1,500万人達成のために、The Athleticsのような専門サイトを追加していく戦略なのかもしれない。実際に1月には言葉遊びのようなゲーム、Wordleを買収している。これは独立したサイトではなく、単にゲームで、New York Timesが無料で提供すると言う形をとっている。このような形でコンテンツを充実し、既にクッキングやデジタル機器紹介の別契約のサイトも拡充を図っているので、スポーツやゲームと言うような商品構成で1,500万人を達成しようとしているのかもしれない。
New York Timesは、アメリカにいた頃は、ブランド力のある著名な新聞ではあるが、ニューヨークという1地方市の新聞で、その発行部数も日本の全国紙に比べれば、はるかに少ない百数十万部程度だった。それが、デジタルの時代になって1,500万部を目指していると思うと隔世の感がある。
この背景としては、New York Timesの電子版は、全米各地の新聞がなくなった街で、地元の新聞の代わりに契約されていることも想像される。しかし、それだけではなく、積極的な新聞の電子化を進め、世界をマーケットに販売に取り組んできた結果だ。その点、言語が英語であると言う事は大きな強みである。

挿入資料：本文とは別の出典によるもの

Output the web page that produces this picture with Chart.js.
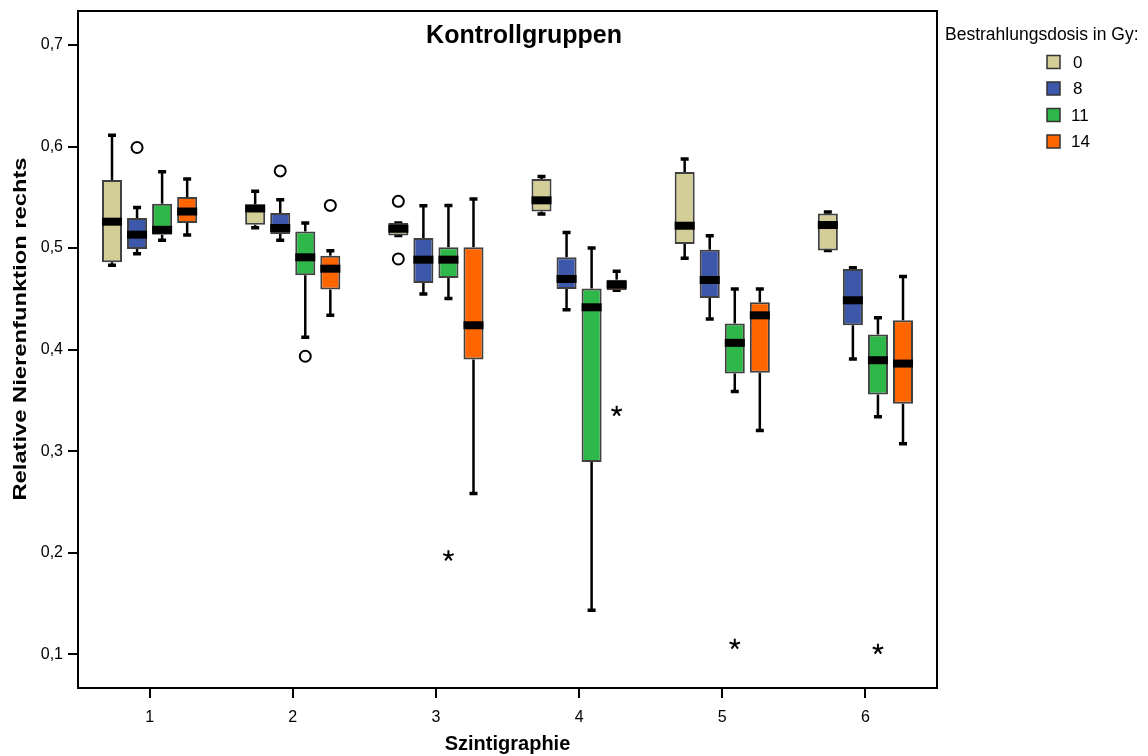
<!DOCTYPE html>
<html>
<head>
<meta charset="utf-8">
<script src="https://cdn.jsdelivr.net/npm/chart.js@4.4.0/dist/chart.umd.min.js"></script>
<style>
  html, body { margin: 0; padding: 0; background: #fff; }
  #wrap { width: 1148px; height: 756px; }
</style>
</head>
<body>
<div id="wrap"><canvas id="chart" width="1148" height="756"></canvas></div>
<script>
const FONT = '"Liberation Sans", Arial, sans-serif';

const scans = ['1', '2', '3', '4', '5', '6'];
const doses = ['0', '8', '11', '14'];
const doseColors = ['#d3ce97', '#3d58ab', '#2fb84a', '#ff6600'];

// [min, q1, median, q3, max] for each Szintigraphie
const dose0 = [
  [0.483, 0.486, 0.526, 0.567, 0.611],
  [0.520, 0.523, 0.539, 0.543, 0.556],
  [0.5125, 0.5125, 0.519, 0.5247, 0.5247],
  [0.5335, 0.536, 0.547, 0.568, 0.5705],
  [0.490, 0.504, 0.522, 0.575, 0.5876],
  [0.4975, 0.4977, 0.5227, 0.5341, 0.5355]
];
const dose8 = [
  [0.4945, 0.4991, 0.5132, 0.5296, 0.540],
  [0.5076, 0.5139, 0.5198, 0.5345, 0.5476],
  [0.4549, 0.4657, 0.4886, 0.510, 0.5417],
  [0.4394, 0.4598, 0.4696, 0.4909, 0.5154],
  [0.4303, 0.4509, 0.4686, 0.4984, 0.5122],
  [0.3909, 0.424, 0.4486, 0.4794, 0.4807]
];
const dose11 = [
  [0.5076, 0.5132, 0.518, 0.5437, 0.5751],
  [0.4122, 0.4732, 0.4909, 0.5164, 0.5247],
  [0.4503, 0.4706, 0.4886, 0.5007, 0.542],
  [0.1435, 0.2893, 0.4417, 0.4601, 0.5001],
  [0.3588, 0.3765, 0.4067, 0.4257, 0.4598],
  [0.3339, 0.3559, 0.3896, 0.4149, 0.4313]
];
const dose14 = [
  [0.5129, 0.5247, 0.536, 0.5502, 0.568],
  [0.4338, 0.4591, 0.4797, 0.4925, 0.4974],
  [0.2585, 0.3903, 0.424, 0.5007, 0.5483],
  [0.4584, 0.4584, 0.464, 0.4689, 0.4771],
  [0.3204, 0.3772, 0.4338, 0.4466, 0.4598],
  [0.3074, 0.3467, 0.3863, 0.4289, 0.4719]
];
const allStats = [dose0, dose8, dose11, dose14];

// [scan index, dose index, value]
const circleOutliers = [
  [0, 1, 0.599],
  [1, 1, 0.576],
  [1, 2, 0.3935],
  [1, 3, 0.542],
  [2, 0, 0.546],
  [2, 0, 0.4893]
];
const starOutliers = [
  [2, 2, 0.197],
  [3, 3, 0.3394],
  [4, 2, 0.110],
  [5, 2, 0.1051]
];

const yTicks = [0.1, 0.2, 0.3, 0.4, 0.5, 0.6, 0.7];

const boxPlugin = {
  id: 'boxes',
  beforeDatasetsDraw(chart) {
    const ctx = chart.ctx;
    const y = chart.scales.y;
    ctx.save();
    ctx.strokeStyle = '#000';
    chart.data.datasets.forEach((ds, i) => {
      const meta = chart.getDatasetMeta(i);
      meta.data.forEach((bar, j) => {
        const s = ds.stats[j];
        ctx.lineWidth = 2.5;
        ctx.beginPath();
        ctx.moveTo(bar.x, y.getPixelForValue(s[3]));
        ctx.lineTo(bar.x, y.getPixelForValue(s[4]));
        ctx.moveTo(bar.x, y.getPixelForValue(s[1]));
        ctx.lineTo(bar.x, y.getPixelForValue(s[0]));
        ctx.stroke();
        ctx.lineWidth = 3.5;
        ctx.beginPath();
        [s[0], s[4]].forEach(v => {
          const py = y.getPixelForValue(v);
          ctx.moveTo(bar.x - 4, py);
          ctx.lineTo(bar.x + 4, py);
        });
        ctx.stroke();
      });
    });
    ctx.restore();
  },
  afterDatasetsDraw(chart) {
    const ctx = chart.ctx;
    const y = chart.scales.y;
    const area = chart.chartArea;
    ctx.save();
    // medians
    ctx.fillStyle = '#000';
    chart.data.datasets.forEach((ds, i) => {
      const meta = chart.getDatasetMeta(i);
      meta.data.forEach((bar, j) => {
        const py = y.getPixelForValue(ds.stats[j][2]);
        ctx.fillRect(bar.x - bar.width / 2, py - 4, bar.width, 8);
      });
    });
    // circle outliers
    ctx.lineWidth = 2;
    ctx.strokeStyle = '#000';
    circleOutliers.forEach(([g, d, v]) => {
      const bar = chart.getDatasetMeta(d).data[g];
      ctx.beginPath();
      ctx.arc(bar.x, y.getPixelForValue(v), 5.5, 0, Math.PI * 2);
      ctx.fillStyle = '#fff';
      ctx.fill();
      ctx.stroke();
    });
    // extreme values
    starOutliers.forEach(([g, d, v]) => {
      const bar = chart.getDatasetMeta(d).data[g];
      const py = y.getPixelForValue(v);
      ctx.beginPath();
      for (let k = 0; k < 5; k++) {
        const a = -Math.PI / 2 + k * 2 * Math.PI / 5;
        ctx.moveTo(bar.x, py);
        ctx.lineTo(bar.x + Math.cos(a) * 5.5, py + Math.sin(a) * 5.5);
      }
      ctx.lineWidth = 2;
      ctx.stroke();
    });
    // frame
    ctx.lineWidth = 2;
    ctx.strokeRect(area.left, area.top, area.right - area.left, area.bottom - area.top);
    ctx.restore();
  },
  afterDraw(chart) {
    const ctx = chart.ctx;
    ctx.save();
    ctx.fillStyle = '#000';
    ctx.textBaseline = 'middle';
    ctx.textAlign = 'center';
    ctx.font = 'bold 25px ' + FONT;
    ctx.fillText('Kontrollgruppen', 524, 36);

    // y axis title
    ctx.save();
    ctx.translate(21, 329);
    ctx.rotate(-Math.PI / 2);
    ctx.scale(1.25, 1);
    ctx.font = 'bold 19px ' + FONT;
    ctx.fillText('Relative Nierenfunktion rechts', 0, 0);
    ctx.restore();

    ctx.textAlign = 'left';
    ctx.font = '17.5px ' + FONT;
    ctx.fillText('Bestrahlungsdosis in Gy:', 945, 35);
    ctx.font = '17px ' + FONT;
    chart.data.datasets.forEach((ds, i) => {
      const cy = 62 + i * 26.5;
      ctx.fillStyle = ds.backgroundColor;
      ctx.fillRect(1047, cy - 6.5, 13, 13);
      ctx.strokeStyle = '#333';
      ctx.lineWidth = 1.5;
      ctx.strokeRect(1047, cy - 6.5, 13, 13);
      ctx.fillStyle = '#000';
      ctx.fillText(ds.label, i < 2 ? 1073 : 1071, cy + 1);
    });
    ctx.restore();
  }
};

new Chart(document.getElementById('chart'), {
  type: 'bar',
  data: {
    labels: scans,
    datasets: doses.map((d, i) => ({
      label: d,
      data: allStats[i].map(s => [s[1], s[3]]),
      stats: allStats[i],
      backgroundColor: doseColors[i],
      borderColor: '#404040',
      borderWidth: 2,
      borderSkipped: false,
      categoryPercentage: 0.7,
      barPercentage: 0.8
    }))
  },
  options: {
    responsive: false,
    animation: false,
    layout: { padding: { left: 0, top: 11, right: 211, bottom: 0 } },
    plugins: { legend: { display: false }, tooltip: { enabled: false } },
    scales: {
      x: {
        grid: { display: true, drawOnChartArea: false, drawTicks: true, tickLength: 10, color: '#000', lineWidth: 2, offset: false },
        border: { display: true, color: '#000', width: 2 },
        ticks: { color: '#000', font: { family: FONT, size: 16 }, padding: 10 },
        title: { display: true, text: 'Szintigraphie', color: '#000', font: { family: FONT, size: 20, weight: 'bold' }, padding: { top: 0, bottom: 0 } },
        afterFit(s) { s.height = 68; s.paddingLeft = 0; s.paddingRight = 0; }
      },
      y: {
        min: 0.0669,
        max: 0.7334,
        afterBuildTicks(s) { s.ticks = yTicks.map(v => ({ value: v })); },
        grid: { display: true, drawOnChartArea: false, drawTicks: true, tickLength: 10, color: '#000', lineWidth: 2 },
        border: { display: true, color: '#000', width: 2 },
        ticks: { color: '#000', font: { family: FONT, size: 16 }, padding: 5, callback: v => v.toFixed(1).replace('.', ',') },
        title: { display: false },
        afterFit(s) { s.width = 78; s.paddingTop = 0; s.paddingBottom = 0; }
      }
    }
  },
  plugins: [boxPlugin]
});
</script>
</body>
</html>
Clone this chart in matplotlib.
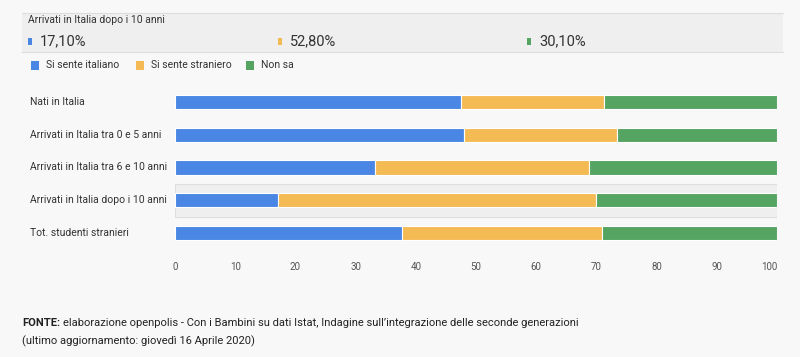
import matplotlib.pyplot as plt
from matplotlib.patches import Rectangle
import numpy as np

# dati
categorie = ['Nati in Italia', 'Arrivati in Italia tra 0 e 5 anni', 'Arrivati in Italia tra 6 e 10 anni',
             'Arrivati in Italia dopo i 10 anni', 'Tot. studenti stranieri']
italiano = [47.5, 48.0, 33.3, 17.1, 37.7]
straniero = [23.7, 25.4, 35.4, 52.8, 33.2]
non_sa = [28.8, 26.6, 31.3, 30.1, 29.1]
serie = ['Si sente italiano', 'Si sente straniero', 'Non sa']
colori = ['#4a86e4', '#f4bb55', '#55a462']
evidenziata = 3
tick_x = [0, 10, 20, 30, 40, 50, 60, 70, 80, 90, 100]

plt.rcParams['font.family'] = ['Roboto', 'DejaVu Sans']
bg = '#f8f8f8'
testo = '#333333'

fig = plt.figure(figsize=(8, 3.57), dpi=100, facecolor=bg)

# riquadro in alto con i valori della riga evidenziata
fig.patches.append(Rectangle((22 / 800, 1 - 52 / 357), 761 / 800, 39 / 357, transform=fig.transFigure,
                             facecolor='#efefef', edgecolor='none'))
fig.lines.append(plt.Line2D([22 / 800, 783 / 800], [1 - 13 / 357] * 2, transform=fig.transFigure, color='#dddddd', lw=0.8))
fig.lines.append(plt.Line2D([22 / 800, 783 / 800], [1 - 52 / 357] * 2, transform=fig.transFigure, color='#dddddd', lw=0.8))
fig.text(28 / 800, 1 - 20 / 357, categorie[evidenziata], fontsize=7.5, color=testo, va='center')
valori_top = [italiano[evidenziata], straniero[evidenziata], non_sa[evidenziata]]
for i, (v, c) in enumerate(zip(valori_top, colori)):
    x0 = [28, 278, 527][i] / 800
    fig.patches.append(Rectangle((x0, 1 - 44.5 / 357), 4 / 800, 6 / 357, transform=fig.transFigure,
                                 facecolor=c, edgecolor='none'))
    fig.text(x0 + 12 / 800, 1 - 41 / 357, f'{v:.2f}%'.replace('.', ','), fontsize=10.5, color=testo, va='center')

# legenda
for i, (s, c) in enumerate(zip(serie, colori)):
    x0 = [31, 136, 246][i] / 800
    fig.patches.append(Rectangle((x0, 1 - 70 / 357), 8 / 800, 9 / 357, transform=fig.transFigure,
                                 facecolor=c, edgecolor='none'))
    fig.text(x0 + 15 / 800, 1 - 65.5 / 357, s, fontsize=7.5, color=testo, va='center')

ax = fig.add_axes([175 / 800, 1 - 249.4 / 357, 602 / 800, 163.8 / 357])
ax.set_facecolor(bg)
y = np.arange(len(categorie))
ax.axhspan(evidenziata - 0.5, evidenziata + 0.5, color='#efefef', ec='#dddddd', lw=0.8, zorder=0)
sinistra = np.zeros(len(categorie))
for vals, c in zip([italiano, straniero, non_sa], colori):
    ax.barh(y, vals, left=sinistra, height=0.43, color=c, edgecolor='white', linewidth=0.8, zorder=2)
    sinistra += np.array(vals)

ax.set_xlim(0, 100)
ax.set_ylim(len(categorie) - 0.5, -0.5)
ax.set_yticks(y)
ax.set_yticklabels([])
for yi, cat in zip(y, categorie):
    ax.text(-145 / 602 * 100, yi, cat, fontsize=7.5, color=testo, va='center', ha='left')
ax.set_xticks(tick_x)
ax.set_xticklabels([str(t) for t in tick_x], fontsize=7, color='#555555')
ax.get_xticklabels()[-1].set_horizontalalignment('right')
ax.tick_params(length=0, pad=9)
for sp in ax.spines.values():
    sp.set_visible(False)

# fonte
t_bold = fig.text(22 / 800, 1 - 323 / 357, 'FONTE:', fontsize=8, fontweight='bold', color='#222222', va='center')
fig.canvas.draw()
bb = t_bold.get_window_extent(fig.canvas.get_renderer())
fig.text(bb.x1 / fig.bbox.width + 3 / 800, 1 - 323 / 357,
         'elaborazione openpolis - Con i Bambini su dati Istat, Indagine sull\u2019integrazione delle seconde generazioni',
         fontsize=8, color='#222222', va='center')
fig.text(22 / 800, 1 - 341 / 357, '(ultimo aggiornamento: giovedì 16 Aprile 2020)', fontsize=8, color='#222222', va='center')

fig.savefig('out.png', dpi=100, facecolor=bg)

日本の新聞は、日経を除き電子化が遅れているのは事実である。ただしこれは日本と言うマーケットだけで、しかも新聞を読む人は高齢になっていることを考えると、電子化に取り組むのはリターンが少ないと考えているかもしれない。
もっと若い世代に対するコンテンツを提供するためには、新聞と言うブランドを使わずに、ウェブサイトを立ち上げた方が可能性がはまだある。この場合にはブランドがむしろ足かせになっている。さらにそのコンテンツを制作するための経営資源も現時点では無いのも事実である。記者は、今までのビジネスモデルに最適化されているからだ。
しかしながら、新聞社が紙に印刷したものを配ると言うビジネスではなく、人々が求めるものを、コンテンツを提供するビジネスとして考えるのが、マーケティングの王道だ。New York Timesの電子版は、全米各地の新聞がなくなった街で、地元の新聞の代わりに契約されていることも想像されのように、今までのニュースだけではなく、ゲームやクッキングといった新しい領域を開発するのも一つの方法だ。その辺に立ち返って、もう一度自分の未来を考えると言うことも必要なのかもしれない。ただし、これは言うは易し。かなり難しい課題である事は間違いない。
160人のクラスで過去1ヵ月に新聞を読んだ経験のある人を聞いたところ、3人しかいなかった。この状況を考えても、新聞の発行部数は今から20年だとほぼ消えてしまう事は間違いない。